ROMA – Il rame scarseggia, la Rio Tinto lo cerca a 1.200 metri di profondità. Un viaggio nella crosta terrestre che costerà 165 milioni di dollari, ma promette ricavi da 5 miliardi. Tra ”appena” 136 anni le riserve di rame nelle miniere “superficiali”, la cui profondità sta intorno alle centinaia di metri. La località scelta dalla Rio Tinto, un colosso anglo-australiano, è la miniera di Bingham Canyon, nello Utah.
La costruzione della miniera richiederà complicati tunnel che sopportino il peso degli scavi nella roccia. Necessario sarà anche lo studio di nuove e adatte tecnologie robotiche, che sostituiscano l’uomo nel pericoloso viaggio verso il centro della terra.

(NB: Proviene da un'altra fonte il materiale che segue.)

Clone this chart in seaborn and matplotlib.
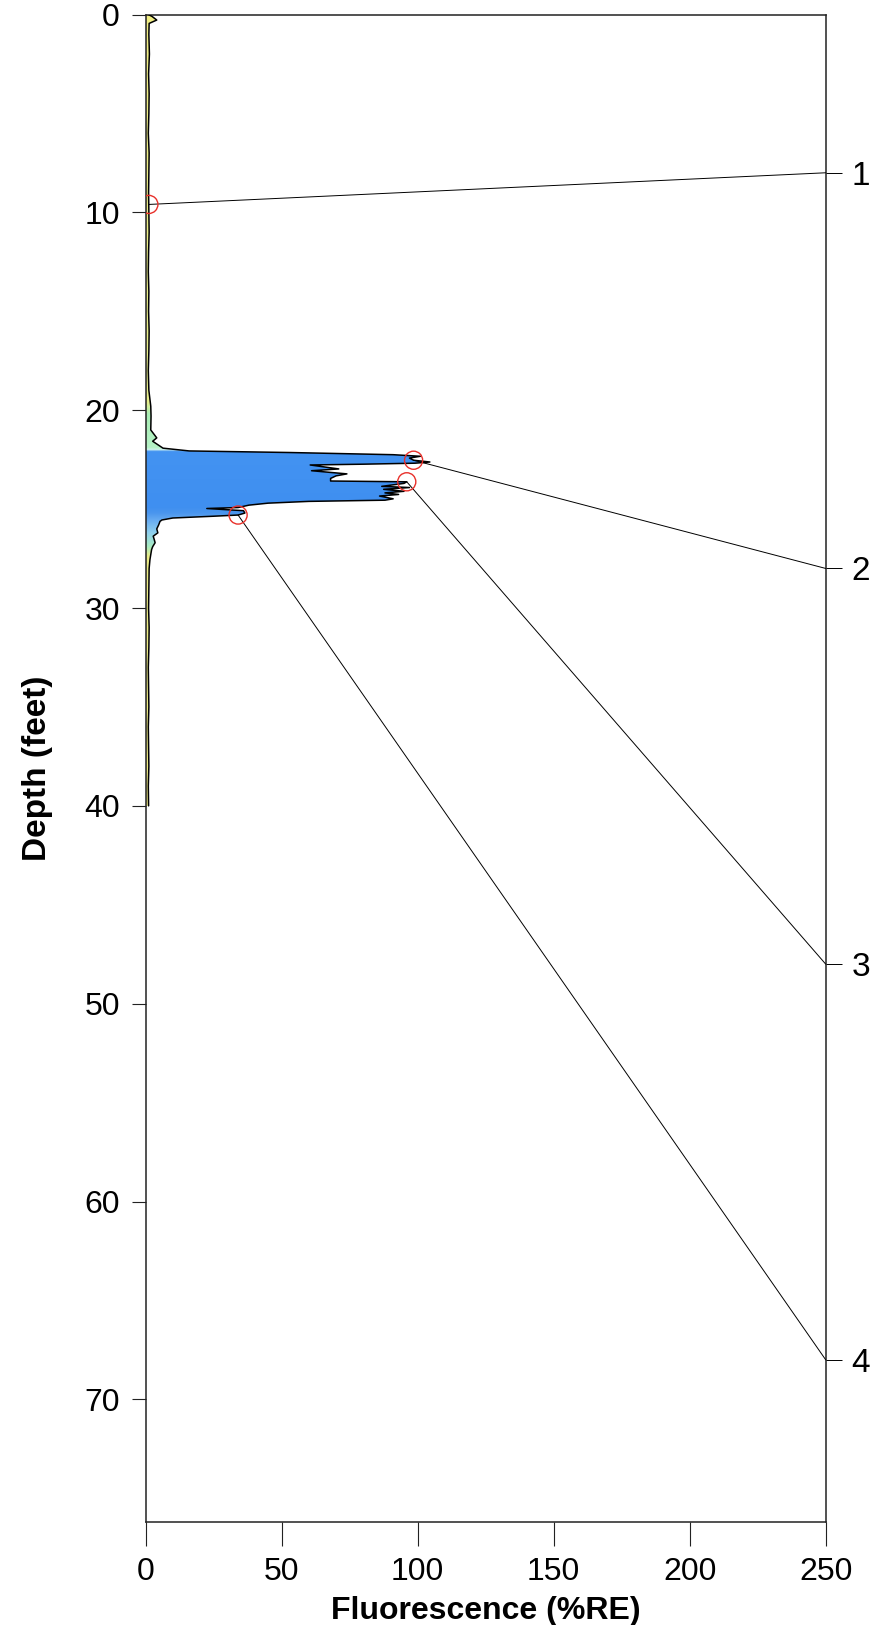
import numpy as np
import matplotlib
matplotlib.use("Agg")
import matplotlib.pyplot as plt
from matplotlib.patches import Polygon
from matplotlib.colors import to_rgb
import seaborn as sns

# Fluorescence log: depth below surface (ft) and response (%RE)
depth_ft = [
    0.00, 0.10, 0.28, 0.45, 1.0, 2.0, 3.0, 4.0, 5.0, 6.0, 7.0, 8.0, 9.0, 10.0,
    11.0, 12.0, 13.0, 14.0, 15.0, 16.0, 17.0, 18.0, 19.0, 19.8, 20.3, 21.0,
    21.40, 21.57, 21.92, 22.06, 22.14, 22.25, 22.33, 22.42, 22.53, 22.62,
    22.68, 22.73, 22.77, 22.97, 23.06, 23.22, 23.32, 23.45, 23.58, 23.62,
    23.70, 23.85, 23.91, 24.00, 24.10, 24.18, 24.26, 24.34, 24.48, 24.55,
    24.61, 24.70, 24.80, 24.92, 24.97, 25.08, 25.20, 25.30, 25.36, 25.45,
    25.55, 25.62, 25.80, 26.00, 26.20, 26.37, 26.55, 26.70, 26.90, 27.05,
    27.30, 27.55, 28.0, 29.0, 30.0, 31.0, 32.0, 33.0, 34.0, 35.0, 36.0,
    37.0, 38.0, 39.0, 40.0,
]
fluor_pct = [
    1.0, 2.4, 4.1, 1.3, 1.2, 1.4, 1.1, 1.3, 1.2, 1.0, 1.3, 1.2, 1.1, 1.2,
    1.3, 1.1, 1.0, 1.2, 1.1, 1.3, 1.2, 1.0, 1.2, 1.9, 2.0, 1.9,
    4.1, 2.6, 6.4, 16.0, 53.0, 91.0, 101.0, 97.0, 98.5, 104.5,
    99.0, 80.0, 60.5, 71.0, 61.0, 74.0, 70.0, 68.0, 68.0, 96.0,
    95.0, 86.8, 97.0, 87.5, 95.0, 88.0, 93.0, 86.0, 91.0, 88.0,
    60.0, 45.0, 38.0, 34.0, 22.5, 36.0, 36.5, 34.0, 25.0, 10.0,
    6.0, 5.3, 4.8, 4.1, 4.5, 2.8, 3.2, 3.5, 2.6, 2.2,
    1.9, 1.6, 1.3, 1.2, 1.1, 1.3, 1.2, 1.0, 1.1, 1.2, 1.0,
    1.1, 1.2, 1.0, 1.1,
]

# Waveform sample points and where their callouts land on the right edge
sample_ids = ["1", "2", "3", "4"]
sample_depth = [9.6, 22.53, 23.62, 25.30]
sample_fluor = [1.2, 98.5, 96.0, 34.0]
callout_depth = [8, 28, 48, 68]

x_ticks = [0, 50, 100, 150, 200, 250]
y_ticks = [0, 10, 20, 30, 40, 50, 60, 70]
x_max = 250
depth_max = 76.2

# Fill colour by depth (waveform class shading)
color_stops = [
    (0.0, "#f2ee84"), (19.6, "#e8f08c"), (20.2, "#a8eeb4"), (21.9, "#b5f2c6"),
    (22.0, "#d8f6f0"), (22.08, "#4393f2"), (24.9, "#3f8ff0"), (25.2, "#4a96ee"),
    (25.6, "#6aaef2"), (26.2, "#8fd0ee"), (26.9, "#a8ecc0"), (27.4, "#ecec86"),
    (40.5, "#f0ec84"),
]

sns.set_theme(style="ticks")
plt.rcParams["font.family"] = ["Liberation Sans", "DejaVu Sans"]
plt.rcParams["text.color"] = "black"
plt.rcParams["axes.labelcolor"] = "black"

fig = plt.figure(figsize=(8.74, 16.25), dpi=100)
ax = fig.add_axes([0.16659, 0.06338, 0.77815, 0.92769])

# Colour gradient clipped to the area under the profile
stop_d = np.array([s[0] for s in color_stops])
stop_c = np.array([to_rgb(s[1]) for s in color_stops])
grid = np.linspace(0, 40.5, 4000)
rgb = np.stack([np.interp(grid, stop_d, stop_c[:, k]) for k in range(3)], axis=1)
img = ax.imshow(rgb[:, None, :], extent=[0, 120, 40.5, 0], aspect="auto",
                interpolation="bilinear", zorder=1)
verts = list(zip(fluor_pct, depth_ft)) + [(0, depth_ft[-1]), (0, depth_ft[0])]
area = Polygon(verts, closed=True, facecolor="none", edgecolor="none",
               transform=ax.transData)
ax.add_patch(area)
img.set_clip_path(area)

# Profile outline
sns.lineplot(x=fluor_pct, y=depth_ft, sort=False, estimator=None, orient="y",
             color="black", linewidth=1.1, ax=ax, zorder=3)

# Callout lines from each sample to its label on the right
for fx, d, cd in zip(sample_fluor, sample_depth, callout_depth):
    ax.plot([fx, x_max], [d, cd], color="black", linewidth=0.7,
            clip_on=False, zorder=4)

sns.scatterplot(x=sample_fluor, y=sample_depth, marker="o", s=170,
                facecolor="none", edgecolor="#e8302a", linewidth=1.0,
                ax=ax, zorder=5)

ax.set_xlim(0, x_max)
ax.set_ylim(depth_max, 0)
ax.set_xticks(x_ticks)
ax.set_yticks(y_ticks)
ax.set_xticklabels([str(v) for v in x_ticks])
ax.set_yticklabels([str(v) for v in y_ticks])
ax.tick_params(axis="x", direction="out", length=17, width=0.8, pad=8,
               labelsize=23, colors="#222222", labelcolor="black")
ax.tick_params(axis="y", direction="out", length=10, width=0.8, pad=8.5,
               labelsize=23, colors="#222222", labelcolor="black")
for sp in ax.spines.values():
    sp.set_visible(True)
    sp.set_color("#222222")
    sp.set_linewidth(1.1)
ax.grid(False)

ax.set_xlabel("Fluorescence (%RE)", fontsize=23, fontweight="bold")
ax.set_ylabel("Depth (feet)", fontsize=24, fontweight="bold")
ax.xaxis.set_label_coords(0.5, -0.049)
ax.yaxis.set_label_coords(-0.136, 0.5)

# Sample numbers along the right edge
ax2 = ax.twinx()
ax2.set_ylim(depth_max, 0)
ax2.set_yticks(callout_depth)
ax2.set_yticklabels(sample_ids)
ax2.tick_params(axis="y", direction="out", length=11.5, width=0.7, pad=7,
                labelsize=24, colors="black")
for sp in ax2.spines.values():
    sp.set_visible(False)
ax2.grid(False)

fig.savefig("out.png", dpi=100)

Le talpe perforatrici scaveranno i tunnel, che saranno rinforzati con strutture in acciaio e cemento, e alcune piattaforme per l’estrazione dei metalli saranno inseriti. Un sistema di pompaggio servirà a tirare in superficie l’acqua, evitando che i tunnel si allaghino durante gli scavi.
Un progetto ambizioso, che si scontra con l’opposizione degli ambientalisti. Bonnie Gestring, un attivista di Earthworks, ha detto a Repubblica: “Gli scavi in profondità rischiano di intercettare le acque nel sottosuolo e quindi di aumentare le possibilità di inquinamento dell’acqua. L’acqua si contamina per esposizione ai metalli o ai solfuri nella roccia, formando una fonte di inquinamento che se non viene catturata e trattata rischia di contaminare le riserve potabili”.